What is Consignment Stock?
Consignment stock (or to consign) is the act of placing goods or stock into the inventory of another party without transferring ownership through direct purchase. This means that the consignor (who can either be a manufacturer, wholesaler, or registered distributor) agrees to give goods to a consignee (wholesaler or retailer) without the consignee paying for the goods they receive. In this case, the consignor still owns the goods and is only paid for what is sold by the consignee.
Benefits of Consignment Inventory
Low inventory costs
The consignor cuts on inventory costs and the associated risk by placing products in the hands of the consignee while still retaining ownership. In other words, it’s like using a retailer’s storage facilities, but with the added advantage of potentially selling the products. This also has some latent cost-cutting in the sense that it reduces the chances of stockouts and frequency of delivery apart from opening up more storage space for the consignor.
The consignee doesn’t have to pay the consignor/ supplier unless something is sold. This means that there is no cash tied up in stock, leaving more available for other things.
Testing New Markets
Selling on consignment allows the consignor to enter new markets at minimum costs for the consignee. In cases where the product or brand is new, retailers and wholesalers are less likely to accept them as they bring along unwanted risks, usually in the form of financial losses.

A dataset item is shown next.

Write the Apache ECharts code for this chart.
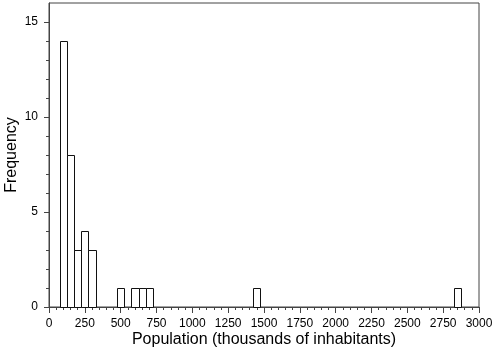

A retailer can easily try out a new item or sales channel before investing heavily in it.
Streamlining the supply chain
Since the stock still belongs to the consignor, coordinating shipment, warehousing and distribution no longer become a consignee’s concern. This saves on time, money, labor, and potential loss in transit of the goods had they been purchased by the consignee. The consignee only has to focus on selling, leaving other demanding aspects of the processes involved for products they own.
Challenges of consignment inventory
Cost of unsold items
The consignor has to take up the cost of unsold items that can lie idle in shops or warehouses. In other words, the longer the goods remain unsold, the less profit the consigner makes.
The consignor, because of the disadvantage stated above, has to deal with unreliable cash flow. Rather than direct sales which generate almost immediate income, the consignor has to wait for the goods to be sold first before they can get paid.
Risk of damaging inventory
This risk falls onto the consignee in the event that stocks are damaged while in their possession. The longer it takes to sell, the more prone the stocks are to damage. When this happens, the consignee has to pay for whatever has been damaged, just as they would anything that has been bought.
Risk of Inflation
It’s not every case that has to look out for this, but in countries like Zimbabwe, hyper-inflation poses a big challenge to consignment stocks. The consignor constantly has to update the consignee on current pricing (or price changes) to avoid losses. The price at which a product is sold should be consistent with the consignor’s current costs otherwise it may result in huge financial losses.
How to benefit from consignment inventory
Establish good relations
Consignment inventory goes beyond the usual buyer/ seller relationship. It bases its success on mutual agreements, trust, and the desire for growth through collaboration. This is the foundation that had to be set before any two parties can start using this model.
Crafting mutually beneficial contracts
Once the two have expressed their willingness to use the model, agreements made should be put in writing. This should carefully outline the terms and conditions as well as the responsibilities of each party. A contract should be as detailed and transparent as possible, this may prove beneficial in the event of a dispute or disagreement.
The consignor and consignee should be willing to collaborate in a productive manner to achieve the desired results. Key collaboration areas should include sales, marketing, merchandising, and even inventory management.
Use of inventory management system
These may prove to be beneficial, especially ones with the specific function for consignment stock management. This should manage and track inventory in a manner that makes reporting and replenishment easy.
Views on consignment inventory
On a personal note, I believe that this is a very good model to work with, especially for small suppliers or retailers who want to ease cash flow demands. I have seen a number of manufacturers and distributors use this to successfully penetrate local markets and watched them grow to export levels. I have also witnessed retailers benefit immensely from this model in times when the economy was unstable. However, this doesn’t mean that it’s a full proof plan, at the end of the day execution and intentions ultimately determine its success.